--- YOUR TASK ---
Drop the pictures and give back word for word the lines from the line holding "Convert this chart to Observable Plot code." to the line holding "47.676293, 47.675999, 47.675615];", both included.

--- SUPPLIED ENTRIES ---
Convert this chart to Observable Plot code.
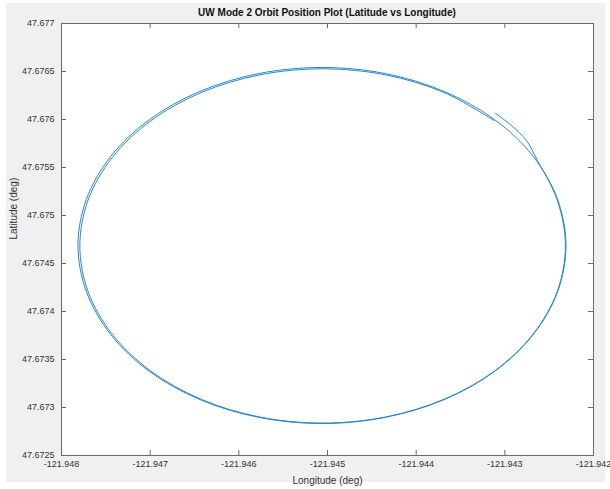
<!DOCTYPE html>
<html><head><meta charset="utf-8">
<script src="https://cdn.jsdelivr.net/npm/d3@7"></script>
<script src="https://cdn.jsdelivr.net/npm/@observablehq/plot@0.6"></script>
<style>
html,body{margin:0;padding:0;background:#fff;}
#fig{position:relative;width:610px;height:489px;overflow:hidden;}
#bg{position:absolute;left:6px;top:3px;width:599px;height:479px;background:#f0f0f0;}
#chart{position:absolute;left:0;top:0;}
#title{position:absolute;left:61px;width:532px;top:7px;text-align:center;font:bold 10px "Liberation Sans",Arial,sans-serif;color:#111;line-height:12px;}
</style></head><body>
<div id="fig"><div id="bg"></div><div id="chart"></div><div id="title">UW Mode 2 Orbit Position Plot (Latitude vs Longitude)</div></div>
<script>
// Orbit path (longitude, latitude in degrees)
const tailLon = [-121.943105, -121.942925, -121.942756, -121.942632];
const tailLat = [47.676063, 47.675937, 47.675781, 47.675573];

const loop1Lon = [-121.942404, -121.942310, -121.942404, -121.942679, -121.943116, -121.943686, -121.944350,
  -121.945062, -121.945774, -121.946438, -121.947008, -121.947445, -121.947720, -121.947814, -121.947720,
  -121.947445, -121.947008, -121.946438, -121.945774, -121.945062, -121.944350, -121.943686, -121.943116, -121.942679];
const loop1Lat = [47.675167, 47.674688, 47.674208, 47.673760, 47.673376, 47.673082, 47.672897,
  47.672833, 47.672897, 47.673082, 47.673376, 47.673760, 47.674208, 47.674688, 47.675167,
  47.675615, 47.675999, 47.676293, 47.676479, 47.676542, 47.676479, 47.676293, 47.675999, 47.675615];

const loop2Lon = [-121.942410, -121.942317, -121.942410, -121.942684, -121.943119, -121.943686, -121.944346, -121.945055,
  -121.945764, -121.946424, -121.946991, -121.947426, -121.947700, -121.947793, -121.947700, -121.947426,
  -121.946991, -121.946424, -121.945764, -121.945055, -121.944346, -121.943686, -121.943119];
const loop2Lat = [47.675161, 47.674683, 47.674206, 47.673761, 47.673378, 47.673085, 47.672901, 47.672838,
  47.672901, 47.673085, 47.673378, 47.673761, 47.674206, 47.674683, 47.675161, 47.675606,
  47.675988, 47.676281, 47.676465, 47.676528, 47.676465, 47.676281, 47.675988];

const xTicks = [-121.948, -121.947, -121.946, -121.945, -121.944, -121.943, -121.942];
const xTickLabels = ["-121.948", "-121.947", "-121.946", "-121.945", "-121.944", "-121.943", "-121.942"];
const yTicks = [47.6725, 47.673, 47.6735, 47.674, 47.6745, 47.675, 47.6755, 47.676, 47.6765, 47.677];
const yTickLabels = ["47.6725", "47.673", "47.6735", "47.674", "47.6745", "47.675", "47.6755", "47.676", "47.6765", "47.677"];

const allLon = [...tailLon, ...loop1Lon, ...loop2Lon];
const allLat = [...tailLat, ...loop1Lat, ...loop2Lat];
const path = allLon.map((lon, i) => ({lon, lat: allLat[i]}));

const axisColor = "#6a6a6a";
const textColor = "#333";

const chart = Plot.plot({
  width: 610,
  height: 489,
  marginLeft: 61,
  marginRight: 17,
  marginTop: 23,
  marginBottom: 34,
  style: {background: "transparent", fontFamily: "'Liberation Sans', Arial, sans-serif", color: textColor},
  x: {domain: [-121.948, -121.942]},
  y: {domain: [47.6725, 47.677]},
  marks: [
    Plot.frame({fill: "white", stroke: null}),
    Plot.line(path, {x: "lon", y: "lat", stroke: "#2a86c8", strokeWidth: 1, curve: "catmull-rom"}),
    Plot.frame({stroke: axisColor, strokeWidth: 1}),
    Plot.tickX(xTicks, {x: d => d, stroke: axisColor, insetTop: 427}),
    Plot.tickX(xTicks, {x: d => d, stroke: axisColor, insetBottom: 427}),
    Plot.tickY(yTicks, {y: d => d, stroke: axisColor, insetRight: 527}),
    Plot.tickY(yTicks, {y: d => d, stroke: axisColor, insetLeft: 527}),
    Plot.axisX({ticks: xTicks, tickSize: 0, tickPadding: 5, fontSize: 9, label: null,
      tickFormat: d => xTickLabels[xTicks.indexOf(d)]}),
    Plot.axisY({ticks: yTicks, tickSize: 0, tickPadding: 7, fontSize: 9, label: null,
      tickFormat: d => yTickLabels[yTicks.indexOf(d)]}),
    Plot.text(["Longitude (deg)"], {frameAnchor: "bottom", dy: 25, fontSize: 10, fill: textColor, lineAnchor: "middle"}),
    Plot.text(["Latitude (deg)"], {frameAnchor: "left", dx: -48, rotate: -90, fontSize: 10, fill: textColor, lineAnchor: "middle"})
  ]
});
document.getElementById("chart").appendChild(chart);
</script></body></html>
--
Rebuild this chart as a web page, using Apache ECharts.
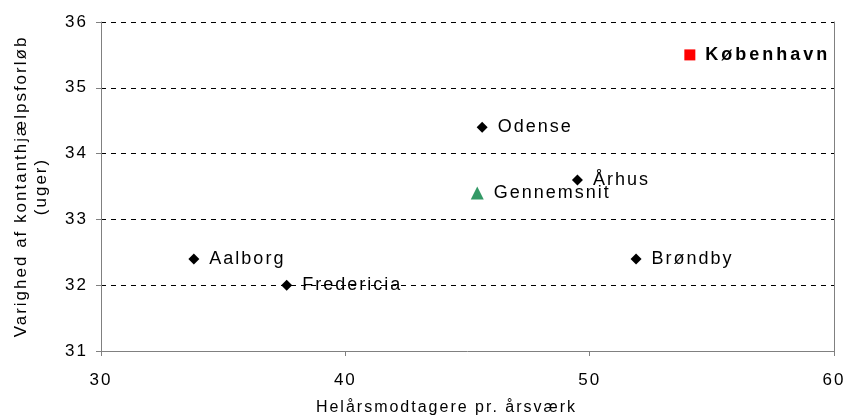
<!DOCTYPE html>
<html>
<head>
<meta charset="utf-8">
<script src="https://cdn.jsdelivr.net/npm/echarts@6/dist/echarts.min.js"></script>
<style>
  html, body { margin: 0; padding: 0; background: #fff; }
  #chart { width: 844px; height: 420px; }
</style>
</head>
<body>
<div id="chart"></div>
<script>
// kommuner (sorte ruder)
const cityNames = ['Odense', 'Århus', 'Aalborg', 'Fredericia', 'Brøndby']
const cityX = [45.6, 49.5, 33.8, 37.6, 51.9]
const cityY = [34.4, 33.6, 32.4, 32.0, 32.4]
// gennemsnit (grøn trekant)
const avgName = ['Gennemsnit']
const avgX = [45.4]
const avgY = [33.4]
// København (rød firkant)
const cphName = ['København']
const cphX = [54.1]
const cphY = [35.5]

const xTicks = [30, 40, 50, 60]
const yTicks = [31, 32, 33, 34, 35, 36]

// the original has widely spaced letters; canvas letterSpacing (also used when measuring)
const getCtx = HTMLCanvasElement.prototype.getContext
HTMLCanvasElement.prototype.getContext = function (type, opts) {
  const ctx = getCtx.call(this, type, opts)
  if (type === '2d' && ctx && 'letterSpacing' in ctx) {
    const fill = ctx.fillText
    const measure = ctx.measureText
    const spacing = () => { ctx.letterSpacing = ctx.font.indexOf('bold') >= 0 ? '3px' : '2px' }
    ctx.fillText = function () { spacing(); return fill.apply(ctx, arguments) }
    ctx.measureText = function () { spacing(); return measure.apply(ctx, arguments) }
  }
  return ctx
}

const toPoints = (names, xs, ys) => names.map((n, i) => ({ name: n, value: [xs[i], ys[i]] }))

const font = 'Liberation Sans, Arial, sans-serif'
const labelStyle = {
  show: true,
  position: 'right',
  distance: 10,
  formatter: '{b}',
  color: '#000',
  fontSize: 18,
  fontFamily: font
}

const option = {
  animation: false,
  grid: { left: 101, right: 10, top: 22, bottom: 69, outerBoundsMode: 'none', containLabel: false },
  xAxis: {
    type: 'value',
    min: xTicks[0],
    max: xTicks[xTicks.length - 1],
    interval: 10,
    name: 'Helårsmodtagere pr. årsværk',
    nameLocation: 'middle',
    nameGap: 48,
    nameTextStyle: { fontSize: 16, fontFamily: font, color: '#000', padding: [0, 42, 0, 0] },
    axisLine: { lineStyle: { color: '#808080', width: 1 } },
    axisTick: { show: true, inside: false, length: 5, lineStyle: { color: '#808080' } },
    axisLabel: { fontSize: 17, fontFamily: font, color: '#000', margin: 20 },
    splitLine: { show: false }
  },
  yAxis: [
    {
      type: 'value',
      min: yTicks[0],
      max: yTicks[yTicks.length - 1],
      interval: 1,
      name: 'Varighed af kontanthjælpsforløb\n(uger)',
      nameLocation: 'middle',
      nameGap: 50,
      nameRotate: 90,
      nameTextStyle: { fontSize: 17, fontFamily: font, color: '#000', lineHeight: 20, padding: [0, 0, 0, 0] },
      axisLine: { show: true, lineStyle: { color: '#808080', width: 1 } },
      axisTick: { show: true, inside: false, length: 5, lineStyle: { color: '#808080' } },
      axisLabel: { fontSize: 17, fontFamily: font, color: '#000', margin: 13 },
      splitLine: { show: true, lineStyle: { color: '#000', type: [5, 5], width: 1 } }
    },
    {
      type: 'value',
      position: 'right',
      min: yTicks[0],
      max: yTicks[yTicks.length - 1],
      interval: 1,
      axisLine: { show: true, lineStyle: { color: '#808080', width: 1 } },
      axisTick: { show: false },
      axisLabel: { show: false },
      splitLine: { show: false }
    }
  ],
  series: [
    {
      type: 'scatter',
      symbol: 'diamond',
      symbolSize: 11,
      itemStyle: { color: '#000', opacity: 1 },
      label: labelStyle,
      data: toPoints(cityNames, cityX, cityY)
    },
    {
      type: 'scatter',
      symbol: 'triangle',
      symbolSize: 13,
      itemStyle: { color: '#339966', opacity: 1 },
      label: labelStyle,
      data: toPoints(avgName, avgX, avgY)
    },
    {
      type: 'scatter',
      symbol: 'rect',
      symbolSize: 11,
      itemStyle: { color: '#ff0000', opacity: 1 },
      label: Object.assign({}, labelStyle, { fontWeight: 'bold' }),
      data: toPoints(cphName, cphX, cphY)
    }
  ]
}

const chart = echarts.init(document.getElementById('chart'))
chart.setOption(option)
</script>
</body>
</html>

--- OUTPUT BELOW ---
Convert this chart to Observable Plot code.
<!DOCTYPE html>
<html><head><meta charset="utf-8">
<script src="https://cdn.jsdelivr.net/npm/d3@7"></script>
<script src="https://cdn.jsdelivr.net/npm/@observablehq/plot@0.6"></script>
<style>
html,body{margin:0;padding:0;background:#fff;}
#fig{position:relative;width:610px;height:489px;overflow:hidden;}
#bg{position:absolute;left:6px;top:3px;width:599px;height:479px;background:#f0f0f0;}
#chart{position:absolute;left:0;top:0;}
#title{position:absolute;left:61px;width:532px;top:7px;text-align:center;font:bold 10px "Liberation Sans",Arial,sans-serif;color:#111;line-height:12px;}
</style></head><body>
<div id="fig"><div id="bg"></div><div id="chart"></div><div id="title">UW Mode 2 Orbit Position Plot (Latitude vs Longitude)</div></div>
<script>
// Orbit path (longitude, latitude in degrees)
const tailLon = [-121.943105, -121.942925, -121.942756, -121.942632];
const tailLat = [47.676063, 47.675937, 47.675781, 47.675573];

const loop1Lon = [-121.942404, -121.942310, -121.942404, -121.942679, -121.943116, -121.943686, -121.944350,
  -121.945062, -121.945774, -121.946438, -121.947008, -121.947445, -121.947720, -121.947814, -121.947720,
  -121.947445, -121.947008, -121.946438, -121.945774, -121.945062, -121.944350, -121.943686, -121.943116, -121.942679];
const loop1Lat = [47.675167, 47.674688, 47.674208, 47.673760, 47.673376, 47.673082, 47.672897,
  47.672833, 47.672897, 47.673082, 47.673376, 47.673760, 47.674208, 47.674688, 47.675167,
  47.675615, 47.675999, 47.676293, 47.676479, 47.676542, 47.676479, 47.676293, 47.675999, 47.675615];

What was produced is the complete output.